Friday afternoon my parents arrived in Sevilla (to visit me for a week!), so I met them at the train station after getting, well, limited sleep :) They checked into their hotel and we just chilled for a while before I took them into centro so they’d be able to see a bit of Semana Santa. After watching a procession we walked along the river, through Plaza de América, and met Diego, Maribel, and Geena for a “family” dinner. That was such a hoot! Neither Maribel nor Diego speak English, and my parents don’t speak Spanish (well, okay, Dad has had some, and he was trying, and Mom was attempting too but most of what she had to say was French), so Geena and I had to be interpreters for the evening. It was so fun! Maribel and Diego were really welcoming and my parents had a great time. After we left the restaurant we went back to our apartment for hot chocolate and Maribel’s homemade deserts.

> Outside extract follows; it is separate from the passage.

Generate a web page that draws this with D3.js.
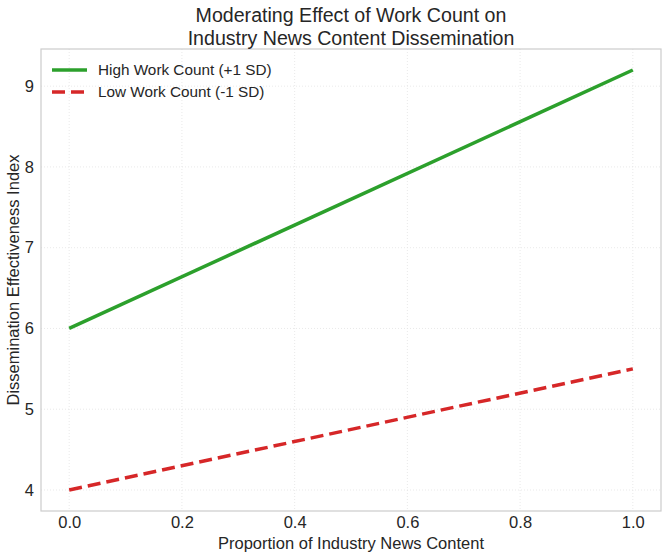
<!DOCTYPE html>
<html>
<head>
<meta charset="utf-8">
<script src="https://cdn.jsdelivr.net/npm/d3@7"></script>
<style>
  body { margin: 0; background: #fff; }
  text { font-family: "Liberation Sans", Arial, sans-serif; fill: #262626; }
</style>
</head>
<body>
<svg id="chart" width="667" height="557"></svg>
<script>
"use strict";

const proportion = [0.0, 1.0];
const highWork = [6.0, 9.2];
const lowWork = [4.0, 5.5];
const xTicks = [0.0, 0.2, 0.4, 0.6, 0.8, 1.0];
const yTicks = [4, 5, 6, 7, 8, 9];
const seriesNames = ["High Work Count (+1 SD)", "Low Work Count (-1 SD)"];

const svg = d3.select("#chart");
const margin = { top: 49, right: 6, bottom: 46, left: 41 };
const width = 667 - margin.left - margin.right;
const height = 557 - margin.top - margin.bottom;

const x = d3.scaleLinear().domain([-0.05, 1.05]).range([0, width]);
const y = d3.scaleLinear().domain([3.74, 9.46]).range([height, 0]);

const graph = svg.append("g")
  .attr("transform", `translate(${margin.left}, ${margin.top})`);

graph.append("rect")
  .attr("width", width)
  .attr("height", height)
  .attr("fill", "#fff");

// grid
graph.selectAll(".vgrid")
  .data(xTicks)
  .enter()
  .append("line")
  .attr("x1", (d) => x(d))
  .attr("x2", (d) => x(d))
  .attr("y1", 0)
  .attr("y2", height)
  .attr("stroke", "#e3e3e3")
  .attr("stroke-width", 0.8)
  .attr("stroke-dasharray", "1,2");

graph.selectAll(".hgrid")
  .data(yTicks)
  .enter()
  .append("line")
  .attr("x1", 0)
  .attr("x2", width)
  .attr("y1", (d) => y(d))
  .attr("y2", (d) => y(d))
  .attr("stroke", "#e3e3e3")
  .attr("stroke-width", 0.8)
  .attr("stroke-dasharray", "1,2");

// axes
const xAxis = graph.append("g")
  .attr("transform", `translate(0, ${height})`)
  .call(d3.axisBottom(x).tickValues(xTicks).tickFormat(d3.format(".1f")).tickSize(0).tickPadding(5));
const yAxis = graph.append("g")
  .call(d3.axisLeft(y).tickValues(yTicks).tickFormat(d3.format("d")).tickSize(0).tickPadding(7));
[xAxis, yAxis].forEach((a) => {
  a.select(".domain").remove();
  a.selectAll("text").attr("font-size", 16.5).attr("fill", "#262626")
    .style("font-family", "'Liberation Sans', Arial, sans-serif");
});

graph.append("rect")
  .attr("width", width)
  .attr("height", height)
  .attr("fill", "none")
  .attr("stroke", "#cccccc")
  .attr("stroke-width", 1.2);

// lines
const line = d3.line()
  .x((d) => x(d[0]))
  .y((d) => y(d[1]));

graph.append("path")
  .datum(d3.zip(proportion, highWork))
  .attr("d", line)
  .attr("fill", "none")
  .attr("stroke", "#2ca02c")
  .attr("stroke-width", 3.5);

graph.append("path")
  .datum(d3.zip(proportion, lowWork))
  .attr("d", line)
  .attr("fill", "none")
  .attr("stroke", "#d62728")
  .attr("stroke-width", 3.5)
  .attr("stroke-dasharray", "13,6");

// legend
const legend = graph.append("g").attr("transform", "translate(11, 21)");
const legendStyles = [
  { color: "#2ca02c", dash: null },
  { color: "#d62728", dash: "13,6" },
];
seriesNames.forEach((name, i) => {
  const row = legend.append("g").attr("transform", `translate(0, ${i * 22})`);
  row.append("line")
    .attr("x1", 0)
    .attr("x2", 35)
    .attr("stroke", legendStyles[i].color)
    .attr("stroke-width", 3.5)
    .attr("stroke-dasharray", legendStyles[i].dash);
  row.append("text")
    .attr("x", 46)
    .attr("dy", "0.35em")
    .attr("font-size", 15.3)
    .text(name);
});

// titles
svg.append("text")
  .attr("x", margin.left + width / 2)
  .attr("y", 22)
  .attr("text-anchor", "middle")
  .attr("font-size", 19.6)
  .text("Moderating Effect of Work Count on");
svg.append("text")
  .attr("x", margin.left + width / 2)
  .attr("y", 45)
  .attr("text-anchor", "middle")
  .attr("font-size", 19.6)
  .text("Industry News Content Dissemination");

svg.append("text")
  .attr("x", margin.left + width / 2)
  .attr("y", 549)
  .attr("text-anchor", "middle")
  .attr("font-size", 16.5)
  .text("Proportion of Industry News Content");

svg.append("text")
  .attr("transform", `translate(19, ${margin.top + height / 2}) rotate(-90)`)
  .attr("text-anchor", "middle")
  .attr("font-size", 16.5)
  .text("Dissemination Effectiveness Index");
</script>
</body>
</html>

By this time we had all drank a bit, and eaten quite a lot, and my parents were still suffering from the whole time change/jet-lag thing, and when the adventure ended at almost 1:30 in the morning… Well, I just hope it was a good “Welcome to Spain” for mis padres :)
Even more keeping Mom and Dad still from recovering, we got up super early and caught a 7:00 train to Granada the next morning for a day trip. It was so nice to revisit that city, because I did truly LOVE IT. It was good to see and go to places that I’d seen before, but we also did things I didn’t do on my weekend there, so it was a good day. The only disappointment was that we couldn’t get in to see the Alhambra… When we got there, even though it was only 12:30 all the tickets for the entire day were sold out (So, as a warning, if you ever go to Granada—which you should—buy these in advance). The day wasn’t too packed with activities, just some window shopping, eating, walking… a lot of walking. By the end of the day, we were… quite pooped. Mom and Dad especially… seeing as they were pretty much still jet-lag fresh. But it was a good day.
The next day was Pascua (Easter)! I went to mass with Maribel, Diego, Geena, and Ashley, then met my parents for lunch and we had a relaxing rest of the holiday.